▶ **EXERCISE INSTRUCTIONS**
Quote the data below in full, minus the images.

▶ **INFORMATION SUPPLIED**
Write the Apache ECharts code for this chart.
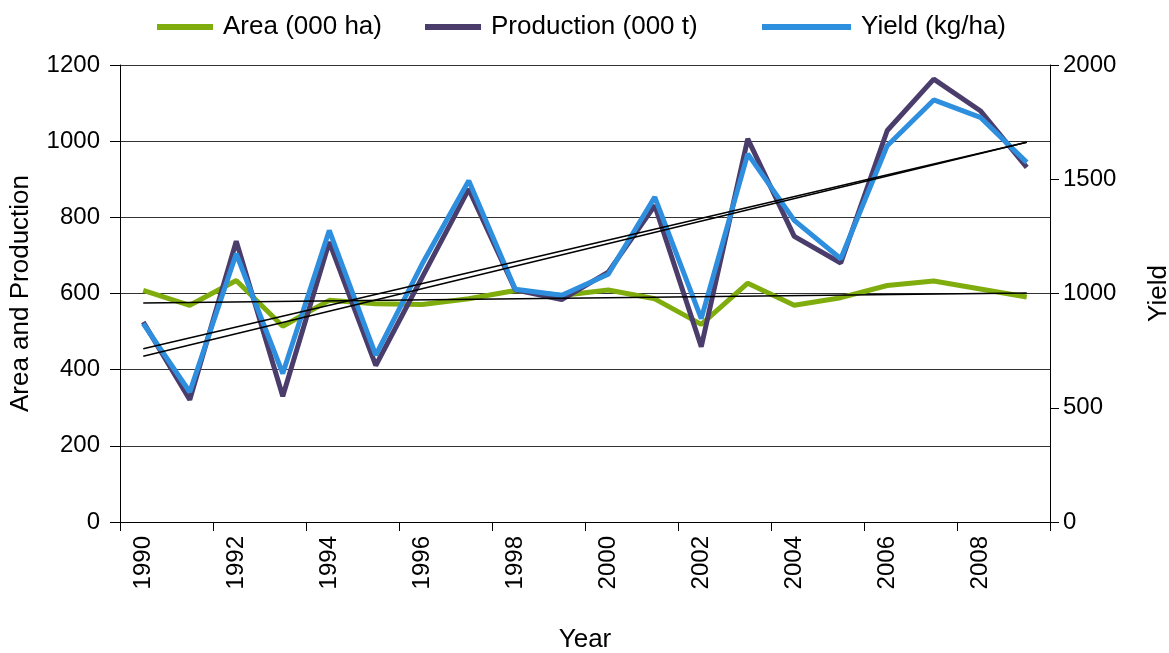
<!DOCTYPE html>
<html>
<head>
<meta charset="utf-8">
<script src="https://cdn.jsdelivr.net/npm/echarts@6/dist/echarts.min.js"></script>
<style>
	html, body { margin: 0; padding: 0; background: #fff; }
	#chart { width: 1169px; height: 653px; }
</style>
</head>
<body>
<div id="chart"></div>
<script>
	// years on the x axis
	let years = ['1990','1991','1992','1993','1994','1995','1996','1997','1998','1999',
		'2000','2001','2002','2003','2004','2005','2006','2007','2008','2009'];
	// values
	let area = [608, 569, 634, 514, 582, 573, 571, 586, 608, 595,
		609, 586, 519, 627, 569, 589, 621, 633, 612, 591];
	let production = [525, 321, 737, 330, 735, 411, 643, 874, 610, 584,
		656, 831, 460, 1006, 750, 680, 1028, 1163, 1080, 931];
	let yieldKg = [868, 569, 1174, 650, 1276, 730, 1130, 1494, 1019, 992,
		1084, 1422, 890, 1611, 1320, 1152, 1647, 1847, 1771, 1574];
	// trend line ends (first year, last year)
	let areaTrend = [575, 601];
	let productionTrend = [435, 997];
	let yieldTrend = [758, 1662];

	let font = 'Liberation Sans, Arial, sans-serif';
	let chart = echarts.init(document.getElementById('chart'));

	let trend = function(ends){
		return {
			silent: true,
			symbol: 'none',
			label: { show: false },
			lineStyle: { color: '#000', width: 1.5, type: 'solid' },
			data: [[
				{ coord: [years[0], ends[0]] },
				{ coord: [years[years.length - 1], ends[1]] }
			]]
		};
	};

	let series_template = function(name, data, color, axis, ends){
		return {
			name: name,
			type: 'line',
			yAxisIndex: axis,
			data: data,
			symbol: 'none',
			lineStyle: { color: color, width: 5 },
			itemStyle: { color: color },
			markLine: trend(ends),
			animation: false
		};
	};

	// one legend per item so each sits where the original puts it
	let legend_template = function(name, left, width){
		return {
			top: 9,
			left: left,
			itemWidth: width,
			itemHeight: 6,
			icon: 'rect',
			textStyle: { fontSize: 26, color: '#000', fontFamily: font, padding: [0, 0, 0, 5] },
			data: [name]
		};
	};

	let plain = function(v){ return String(v); };

	chart.setOption({
		animation: false,
		textStyle: { fontFamily: font },
		legend: [
			legend_template('Area (000 ha)', 152, 56),
			legend_template('Production (000 t)', 420, 56),
			legend_template('Yield (kg/ha)', 757, 89)
		],
		grid: { left: 120, right: 119, top: 65, bottom: 131, containLabel: false, outerBoundsMode: 'none' },
		xAxis: {
			type: 'category',
			data: years,
			name: 'Year',
			nameLocation: 'middle',
			nameGap: 105,
			nameTextStyle: { fontSize: 26, color: '#000' },
			axisLine: { lineStyle: { color: '#000', width: 1 } },
			axisTick: { show: true, interval: 1, length: 9, lineStyle: { color: '#000' } },
			axisLabel: { interval: 1, rotate: 90, fontSize: 24, color: '#000', margin: 14 },
			splitLine: { show: false }
		},
		yAxis: [
			{
				type: 'value',
				min: 0, max: 1200, interval: 200,
				name: 'Area and Production',
				nameLocation: 'middle',
				nameGap: 86,
				nameTextStyle: { fontSize: 26, color: '#000' },
				axisLine: { show: true, lineStyle: { color: '#000' } },
				axisTick: { show: true, length: 10, lineStyle: { color: '#000' } },
				axisLabel: { fontSize: 24, color: '#000', margin: 20, formatter: plain },
				splitLine: { lineStyle: { color: '#333', width: 1 } }
			},
			{
				type: 'value',
				min: 0, max: 2000, interval: 500,
				name: 'Yield',
				nameLocation: 'middle',
				nameGap: 96,
				nameTextStyle: { fontSize: 26, color: '#000' },
				axisLine: { show: true, lineStyle: { color: '#000' } },
				axisTick: { show: true, length: 9, lineStyle: { color: '#000' } },
				axisLabel: { fontSize: 24, color: '#000', margin: 13, formatter: plain },
				splitLine: { show: false }
			}
		],
		series: [
			series_template('Area (000 ha)', area, '#80ad0e', 0, areaTrend),
			series_template('Production (000 t)', production, '#4b3d6b', 0, productionTrend),
			series_template('Yield (kg/ha)', yieldKg, '#2f8fdf', 1, yieldTrend)
		]
	});
</script>
</body>
</html>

▶ **COMPLETE OUTPUT**
Write the Apache ECharts code for this chart.
<!DOCTYPE html>
<html>
<head>
<meta charset="utf-8">
<script src="https://cdn.jsdelivr.net/npm/echarts@6/dist/echarts.min.js"></script>
<style>
	html, body { margin: 0; padding: 0; background: #fff; }
	#chart { width: 1169px; height: 653px; }
</style>
</head>
<body>
<div id="chart"></div>
<script>
	// years on the x axis
	let years = ['1990','1991','1992','1993','1994','1995','1996','1997','1998','1999',
		'2000','2001','2002','2003','2004','2005','2006','2007','2008','2009'];
	// values
	let area = [608, 569, 634, 514, 582, 573, 571, 586, 608, 595,
		609, 586, 519, 627, 569, 589, 621, 633, 612, 591];
	let production = [525, 321, 737, 330, 735, 411, 643, 874, 610, 584,
		656, 831, 460, 1006, 750, 680, 1028, 1163, 1080, 931];
	let yieldKg = [868, 569, 1174, 650, 1276, 730, 1130, 1494, 1019, 992,
		1084, 1422, 890, 1611, 1320, 1152, 1647, 1847, 1771, 1574];
	// trend line ends (first year, last year)
	let areaTrend = [575, 601];
	let productionTrend = [435, 997];
	let yieldTrend = [758, 1662];

	let font = 'Liberation Sans, Arial, sans-serif';
	let chart = echarts.init(document.getElementById('chart'));

	let trend = function(ends){
		return {
			silent: true,
			symbol: 'none',
			label: { show: false },
			lineStyle: { color: '#000', width: 1.5, type: 'solid' },
			data: [[
				{ coord: [years[0], ends[0]] },
				{ coord: [years[years.length - 1], ends[1]] }
			]]
		};
	};

	let series_template = function(name, data, color, axis, ends){
		return {
			name: name,
			type: 'line',
			yAxisIndex: axis,
			data: data,
			symbol: 'none',
			lineStyle: { color: color, width: 5 },
			itemStyle: { color: color },
			markLine: trend(ends),
			animation: false
		};
	};

	// one legend per item so each sits where the original puts it
	let legend_template = function(name, left, width){
		return {
			top: 9,
			left: left,
			itemWidth: width,
			itemHeight: 6,
			icon: 'rect',
			textStyle: { fontSize: 26, color: '#000', fontFamily: font, padding: [0, 0, 0, 5] },
			data: [name]
		};
	};

	let plain = function(v){ return String(v); };

	chart.setOption({
		animation: false,
		textStyle: { fontFamily: font },
		legend: [
			legend_template('Area (000 ha)', 152, 56),
			legend_template('Production (000 t)', 420, 56),
			legend_template('Yield (kg/ha)', 757, 89)
		],
		grid: { left: 120, right: 119, top: 65, bottom: 131, containLabel: false, outerBoundsMode: 'none' },
		xAxis: {
			type: 'category',
			data: years,
			name: 'Year',
			nameLocation: 'middle',
			nameGap: 105,
			nameTextStyle: { fontSize: 26, color: '#000' },
			axisLine: { lineStyle: { color: '#000', width: 1 } },
			axisTick: { show: true, interval: 1, length: 9, lineStyle: { color: '#000' } },
			axisLabel: { interval: 1, rotate: 90, fontSize: 24, color: '#000', margin: 14 },
			splitLine: { show: false }
		},
		yAxis: [
			{
				type: 'value',
				min: 0, max: 1200, interval: 200,
				name: 'Area and Production',
				nameLocation: 'middle',
				nameGap: 86,
				nameTextStyle: { fontSize: 26, color: '#000' },
				axisLine: { show: true, lineStyle: { color: '#000' } },
				axisTick: { show: true, length: 10, lineStyle: { color: '#000' } },
				axisLabel: { fontSize: 24, color: '#000', margin: 20, formatter: plain },
				splitLine: { lineStyle: { color: '#333', width: 1 } }
			},
			{
				type: 'value',
				min: 0, max: 2000, interval: 500,
				name: 'Yield',
				nameLocation: 'middle',
				nameGap: 96,
				nameTextStyle: { fontSize: 26, color: '#000' },
				axisLine: { show: true, lineStyle: { color: '#000' } },
				axisTick: { show: true, length: 9, lineStyle: { color: '#000' } },
				axisLabel: { fontSize: 24, color: '#000', margin: 13, formatter: plain },
				splitLine: { show: false }
			}
		],
		series: [
			series_template('Area (000 ha)', area, '#80ad0e', 0, areaTrend),
			series_template('Production (000 t)', production, '#4b3d6b', 0, productionTrend),
			series_template('Yield (kg/ha)', yieldKg, '#2f8fdf', 1, yieldTrend)
		]
	});
</script>
</body>
</html>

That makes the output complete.